Under the M5's hood rages a twin-cam, 24-valve, 3.5-liter, six-cylinder ghost of an engine. Resurrected from the fabulous mid-engined M1 coupe of the late seventies, it whirs with 256 horsepower in its new home. Hand-assembled by BMW's Motorsport branch, the big six hurls the meaty-tired, big-braked, tautly suspended M5 brickbat to almost 150 mph. As a prime example of the high-performance roadware thundering through our times, the M5 proves that, Darwin and your loan officer notwithstanding, now is the age to go ape.

So what if the M5 looks as if it were designed when Darwin was still living? Bimmer buyers have naturally selected this shape as one that strikes their fancy.
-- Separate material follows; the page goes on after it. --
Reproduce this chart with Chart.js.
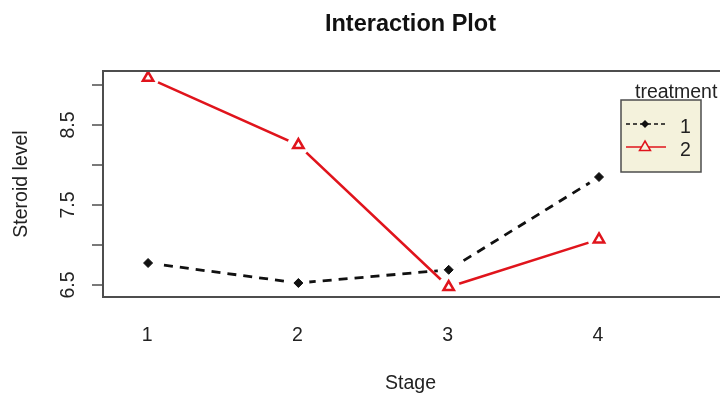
<!DOCTYPE html>
<html>
<head>
<meta charset="utf-8">
<script src="https://cdn.jsdelivr.net/npm/chart.js@4.4.1/dist/chart.umd.min.js"></script>
<style>
  html, body { margin: 0; padding: 0; background: #ffffff; }
  #wrap { width: 720px; height: 394px; position: relative; }
</style>
</head>
<body>
<div id="wrap"><canvas id="c" width="720" height="394"></canvas></div>
<script>
// Mean steroid level per stage for each treatment group
const stages = ['1', '2', '3', '4'];
const stagePositions = [1, 2, 3, 4];
const treatment1 = [6.775, 6.525, 6.69, 7.85];
const treatment2 = [9.09, 8.25, 6.475, 7.07];
const treatmentNames = ['1', '2'];

// Y axis ticks (every other tick carries a label)
const yTickValues = [6.5, 7, 7.5, 8, 8.5, 9];
const yTickLabels = ['6.5', '', '7.5', '', '8.5', ''];

const chartTitle = 'Interaction Plot';
const xTitle = 'Stage';
const yTitle = 'Steroid level';
const legendTitle = 'treatment';

const FONT = '"Liberation Sans", Arial, sans-serif';
const INK = '#222222';
const FRAME = '#4d4d4d';
const BLACK = '#111111';
const RED = '#e0141c';

const toPoints = vals => stagePositions.map((x, i) => ({ x: x, y: vals[i] }));

// white discs under each marker leave the small gap around points (type "b" look)
const gapDisc = (vals, order) => ({
  data: toPoints(vals), showLine: false, order: order,
  pointRadius: 11, pointBackgroundColor: '#ffffff', pointBorderColor: '#ffffff', pointBorderWidth: 0
});

const decorations = {
  id: 'decorations',
  afterDraw(chart) {
    const ctx = chart.ctx;
    const a = chart.chartArea;
    const xs = chart.scales.x, ys = chart.scales.y;
    ctx.save();

    // plot frame (left, top, bottom)
    ctx.strokeStyle = FRAME;
    ctx.lineWidth = 2;
    ctx.beginPath();
    ctx.moveTo(a.right + 2, a.top);
    ctx.lineTo(a.left, a.top);
    ctx.lineTo(a.left, a.bottom);
    ctx.lineTo(a.right + 2, a.bottom);
    ctx.stroke();

    // y ticks and rotated labels
    ctx.lineWidth = 1.5;
    ctx.fillStyle = INK;
    ctx.font = '19.5px ' + FONT;
    yTickValues.forEach((v, i) => {
      const py = ys.getPixelForValue(v);
      ctx.beginPath();
      ctx.moveTo(a.left - 11, py);
      ctx.lineTo(a.left, py);
      ctx.stroke();
      if (yTickLabels[i]) {
        ctx.save();
        ctx.translate(74, py);
        ctx.rotate(-Math.PI / 2);
        ctx.textAlign = 'center';
        ctx.textBaseline = 'alphabetic';
        ctx.fillText(yTickLabels[i], 0, 0);
        ctx.restore();
      }
    });

    // x labels
    ctx.textAlign = 'center';
    ctx.textBaseline = 'alphabetic';
    stages.forEach((s, i) => {
      ctx.fillText(s, xs.getPixelForValue(stagePositions[i]) - 1, 341);
    });

    // axis titles
    const cx = (a.left + a.right) / 2;
    ctx.fillText(xTitle, cx - 1, 389);
    ctx.save();
    ctx.translate(27, (a.top + a.bottom) / 2);
    ctx.rotate(-Math.PI / 2);
    ctx.fillText(yTitle, 0, 0);
    ctx.restore();

    // main title
    ctx.font = 'bold 23.5px ' + FONT;
    ctx.fillStyle = '#111111';
    ctx.fillText(chartTitle, cx - 1, 31);

    // legend
    const L = { left: 621, top: 100, right: 701, bottom: 172 };
    ctx.fillStyle = '#f4f2dc';
    ctx.fillRect(L.left, L.top, L.right - L.left, L.bottom - L.top);
    ctx.strokeStyle = FRAME;
    ctx.lineWidth = 1.5;
    ctx.strokeRect(L.left, L.top, L.right - L.left, L.bottom - L.top);

    ctx.fillStyle = INK;
    ctx.font = '19.5px ' + FONT;
    ctx.textAlign = 'left';
    ctx.fillText(legendTitle, 635, 98);

    const rows = [
      { y: 124, color: BLACK, dash: [4, 3], marker: 'diamond' },
      { y: 147, color: RED, dash: [], marker: 'triangle' }
    ];
    rows.forEach((r, i) => {
      ctx.strokeStyle = r.color;
      ctx.lineWidth = 1.5;
      ctx.setLineDash(r.dash);
      ctx.beginPath();
      ctx.moveTo(626, r.y);
      ctx.lineTo(666, r.y);
      ctx.stroke();
      ctx.setLineDash([]);
      const mx = 645;
      if (r.marker === 'diamond') {
        ctx.fillStyle = r.color;
        ctx.beginPath();
        ctx.moveTo(mx, r.y - 4);
        ctx.lineTo(mx + 4, r.y);
        ctx.lineTo(mx, r.y + 4);
        ctx.lineTo(mx - 4, r.y);
        ctx.closePath();
        ctx.fill();
      } else {
        ctx.fillStyle = '#f4f2dc';
        ctx.beginPath();
        ctx.moveTo(mx, r.y - 6);
        ctx.lineTo(mx + 5.5, r.y + 3.5);
        ctx.lineTo(mx - 5.5, r.y + 3.5);
        ctx.closePath();
        ctx.fill();
        ctx.stroke();
      }
      ctx.fillStyle = INK;
      ctx.fillText(treatmentNames[i], 680, r.y + 9);
    });

    ctx.restore();
  }
};

new Chart(document.getElementById('c'), {
  type: 'scatter',
  data: {
    datasets: [
      // treatment 1: dashed black with filled diamonds
      { label: treatmentNames[0], data: toPoints(treatment1), showLine: true, order: 6,
        borderColor: BLACK, borderWidth: 2.8, borderDash: [9, 7], pointRadius: 0, fill: false },
      gapDisc(treatment1, 5),
      { data: toPoints(treatment1), showLine: false, order: 4,
        pointStyle: 'rectRot', pointRadius: 4.5, pointBackgroundColor: BLACK,
        pointBorderColor: BLACK, pointBorderWidth: 1 },
      // treatment 2: solid red with open triangles
      { label: treatmentNames[1], data: toPoints(treatment2), showLine: true, order: 3,
        borderColor: RED, borderWidth: 2.5, pointRadius: 0, fill: false },
      gapDisc(treatment2, 2),
      { data: toPoints(treatment2), showLine: false, order: 1,
        pointStyle: 'triangle', pointRadius: 6, pointBackgroundColor: 'rgba(255,255,255,0)',
        pointBorderColor: RED, pointBorderWidth: 2.5 }
    ]
  },
  options: {
    responsive: false,
    animation: false,
    devicePixelRatio: 1,
    events: [],
    layout: { autoPadding: false, padding: { left: 103, top: 71, right: 0, bottom: 97 } },
    scales: {
      x: { type: 'linear', min: 0.7, max: 4.805, display: false },
      y: { type: 'linear', min: 6.35, max: 9.175, display: false }
    },
    plugins: {
      legend: { display: false },
      title: { display: false },
      tooltip: { enabled: false }
    }
  },
  plugins: [decorations]
});
</script>
</body>
</html>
BMW roughed in the profile of its second generation 5-series sedan back in the late seventies. In those days, the factory was determined not to digress from its familiar blocky styling, and the four-door's contours came out like almost a genetic duplicate of its predecessor's.

Photo credit: Larry Griffin - Car and Driver
Photo credit: Larry Griffin - Car and Driver

In 1982, BMW delivered its new box to America as the 528e. Its low-revving, 2.7-liter engine paid homage to fuel economy and low-end torque, undercutting BMW's reputation as a builder of "ultimate driving machines." While Europe continued to enjoy the output of BMW's horsepower department, American Bimmer loyalists were forced into the slow lane. BMW's U.S. sales continued to set records, however, as the company coasted on an image built on fifteen years of rave reviews.

Then, in 1983, a new evolutionary form emerged: Audi's slick 5000S blasted out of the wind tunnel and threatened to show the rest of the world's sedans just who was the fittest of all. Not only was the trimly rounded Audi the first modern sedan to manifest serious attention to aerodynamics, but its creators quickly backed up their threat with turbocharging and four-wheel drive.

BMW, faced with this triple whammy of technology, did what it always does, soon­er or later, in the face of adversity: it dug deeper into its power bin. Much deeper. Along came the 533i and the 535i, the first "i" cars to suggest that BMW was here to play for keeps. This year came the hard cases from the Motorsport mob, finally bringing us the same good stuff that Eu­rope has been taking for granted. The M6 coupe (C/D, July) lit the way with a top speed of 144 mph. The mini-motor M3 pocket rocket (C/D, November) ripped right up lo 141. And now comes the M5, denying its four-door demeanor by boom­ing into battle at 147 mph.

The M5 and the M6 share the same en­gine: 3.5 liters of displacement, Bosch Motronic fuel injection, an aluminum crossflow head, four valves per cylinder, machined intake and exhaust ports, pent­roof combustion chambers, a 9.8:l com­pression ratio, an oil cooler, a low-restric­tion catalyst, dual exhausts—and 256 hp from 211 cubic inches. BMW's biggest six displaces marginally more than its single­-overhead-cam sister, and thanks in part to a larger bore and a shorter stroke, it revs higher. In any of the first four gears of the Getrag five-speed, the M motor flies past its 6500-rpm power peak to a 6900-rpm redline. Then a quick double snick of the gearbox: pumps the big six back into the heart of its broad power band, and the lusty vroom continues. (BMW offers no automatic to drag down the M5's output at the rear wheels.) Our fifth wheel trans­lates the 3504-pounder's acceleration into a 0-to-60 time of 6.3 seconds. The M5 covers the quarter-mile in 14.6 seconds, crossing the line al 95 mph, with another 52 mph still to come. For a boxed-off, four-door folks-wagon, those are hot numbers. The only things that can cool them are a smallish gas tank and a 10-mpg EPA city fuel-economy rating. Happily, as hard as we hammered the M5, we aver­aged a more reasonable 15 mpg.